This is a followup to
RFC-906 (updating the APDB schema), to clarify the large number of changes that result from it (as implemented on DM-37196). These changes will result a non-backwards compatible break once merged: datasets prior to the merge will likely not be able to be processed with code from after the merge, and many notebooks and other tools will not work without updates to their data models. As part of this RFC, I am asking to waive the deprecation period for API changes, as there doesn't seem to be a point of maintaining old APIs when the output data model has also changed.
The changes caused by
RFC-906 resulted in 14 PRs, 10 in lsst_distrib packages, and 4 in testdata and CI packages. All of the modified packages and their respective PRs are listed in a comment on DM-37196, where the implementation work for RFC-906 is occurring.
The most significant breaking change is that declination coordinate fields are now `dec` everywhere, instead of often (but not always!) being `decl` in our output products. Once
DM-37196 merges, there will be no more uses of `decl` anywhere in the science pipelines code. This includes the ExposureSummaryStats data product, isolated star catalogs, DiaSource/DiaObject/forced catalogs, visit summary tables, solar system catalogs generated from outside sources, and more. This change implements at least the spirit of RFC-863, though there are some details yet to be decided on that RFC.
The names of many difference imaging-related flux fields have also changed (e.g. PSFlux->psfFlux, TOTFlux->scienceFlux). See the sdm_schemas PR for a detailed breakdown of all such changes. In order to keep our code and data model self-consistent, I also changed the names of many diaCalculation plugins and functions in meas_base, so that for example, the code calculating "psfFluxMean" is named "WeightedMeanDiaPsfFlux", not "WeightedMeanDiaPsFlux". I am not attempting to deprecate the old methods or make this API change backwards compatible, given that the data model changes mean that code outside of lsst_distrib will have to be updated anyway.
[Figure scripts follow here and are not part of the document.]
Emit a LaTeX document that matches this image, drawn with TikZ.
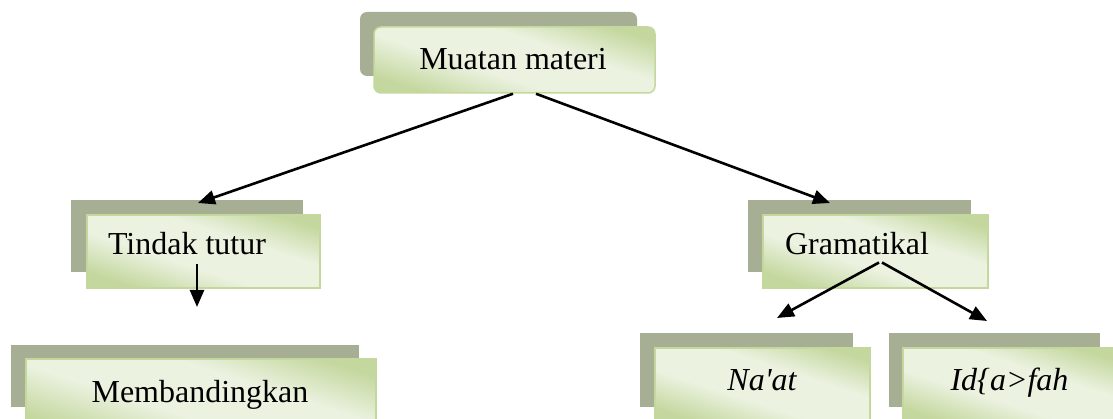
\documentclass[tikz,border=0pt]{standalone}
\usepackage{fontspec}
\setmainfont{Liberation Serif}
\usetikzlibrary{arrows.meta}
\definecolor{shadowc}{RGB}{166,175,148}
\definecolor{gl}{RGB}{235,242,224}
\definecolor{gd}{RGB}{196,215,158}
\definecolor{edgec}{RGB}{196,216,158}
\pgfdeclareverticalshading{greenband}{100bp}{color(0bp)=(gd); color(25bp)=(gd); color(42bp)=(gl); color(60bp)=(gl); color(76bp)=(gd); color(100bp)=(gd)}
\tikzset{
  shadowbox/.style={fill=shadowc, draw=none, inner sep=0pt},
  frontbox/.style={draw=edgec, line width=1.5pt, inner sep=0pt,
    shade, shading=greenband, shading angle=-18},
  lbl/.style={anchor=base, inner sep=0pt, font=\fontsize{32}{38}\selectfont},
  conn/.style={line width=2.6pt, -{Triangle[length=17pt,width=14pt]}},
}
\begin{document}
\begin{tikzpicture}[x=1pt,y=-1pt]
\useasboundingbox (0,0) rectangle (1113,419);
\clip (0,0) rectangle (1113,419);
% Muatan materi
\node[shadowbox, rounded corners=7pt, minimum width=277pt, minimum height=64pt] (ms) at (498.5,44) {};
\node[frontbox, rounded corners=7pt, minimum width=281pt, minimum height=66pt] (m) at (514.5,60) {};
\node[lbl] (mt) at (513,70) {Muatan materi};
% Tindak tutur
\node[shadowbox, minimum width=232pt, minimum height=72pt] (ts) at (187,236) {};
\node[frontbox, minimum width=233pt, minimum height=73pt] (t) at (203.5,251.5) {};
\node[lbl] (tt) at (187,255) {Tindak tutur};
% Membandingkan
\node[shadowbox, minimum width=348pt, minimum height=62pt] (bs) at (185,376) {};
\node[frontbox, minimum width=350pt, minimum height=76pt] (b) at (201,397) {};
\node[lbl] (bt) at (200,402) {Membandingkan};
% Gramatikal
\node[shadowbox, minimum width=223pt, minimum height=72pt] (gs) at (859.5,236) {};
\node[frontbox, minimum width=225pt, minimum height=73pt] (g) at (875.5,251.5) {};
\node[lbl] (gt) at (857,255) {Gramatikal};
% Na'at
\node[shadowbox, minimum width=213pt, minimum height=74pt] (ns) at (746.5,370) {};
\node[frontbox, minimum width=215pt, minimum height=76pt] (n) at (762.5,386) {};
\node[lbl] (nt) at (762,390) {\itshape Na\textquotesingle at};
% Id{a>fah
\node[shadowbox, minimum width=211pt, minimum height=74pt] (is) at (994.5,370) {};
\node[frontbox, minimum width=215pt, minimum height=76pt] (i) at (1010.5,386) {};
\node[lbl] (it) at (1009.5,390) {\itshape Id\{a>fah};
% connector end points
\coordinate (e1) at (198,203);
\coordinate (e2) at (830,203);
\coordinate (e3) at (197,307);
\coordinate (e4) at (777,318);
\coordinate (e5) at (987,321);
\draw[conn] ([xshift=-1.5pt]m.south) -- (e1);
\draw[conn] ([xshift=21.5pt]m.south) -- (e2);
\draw[conn] ([xshift=10pt,yshift=-8pt]tt.south) -- (e3);
\draw[conn] ([xshift=22pt,yshift=-7pt]gt.south) -- (e4);
\draw[conn] ([xshift=25pt,yshift=-7pt]gt.south) -- (e5);
\end{tikzpicture}
\end{document}
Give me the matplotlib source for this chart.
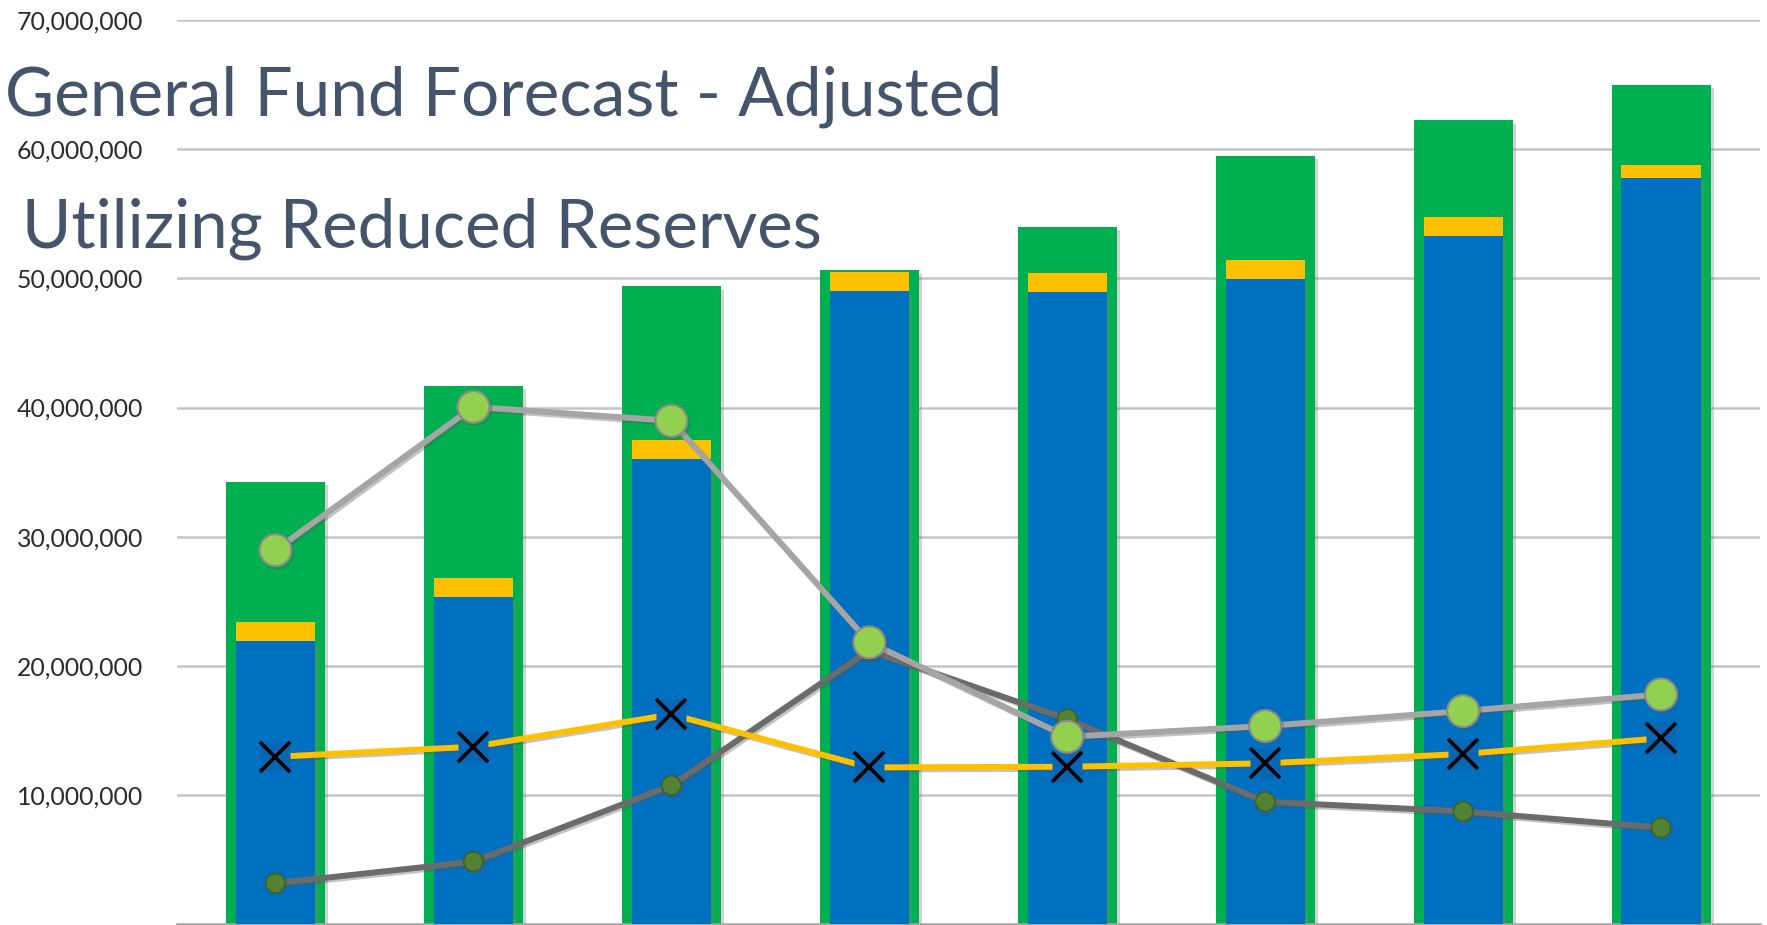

I have replaced "filterName" with "band" to make the schemas more consistent with our butler field names, which takes care of
Any code outside of lsst_distrib (e.g. analysis_ap, notebooks, RubinTV, summit packages) that accessed any of the changed fields will have to be updated to work with data processed after the merge. It is up to the developers of those external tools whether they put in hooks to attempt to allow operating on data processed both before and after this change, or to make a clean break with the past.
What to do about analysis_tools is my biggest open question: there is an ongoing sprint on that package and it will be used for the upcoming bootcamp, but it does have 9 instances of the decl->dec change, and may have more as the sprint continues. I propose to merge
DM-37196 (once it is reviewed) on Tuesday, May 30th, just after the bootcamp is completed, so that these changes do not impact the bootcamp itself, and so that they are included in the end of May weekly. The bootcamp is working with earlier data, so it is in their interest to have analysis_tools maintain compatibility with that old data.
A thought: this could be an opportunity for us to start a new /repo/main butler repository on USDF, given that many of the datasets in the current repo will not work with analysis code going forward.
I will announce the merge and write up a post for Community about how "data processed beginning with weekly X is incompatible with previous processing".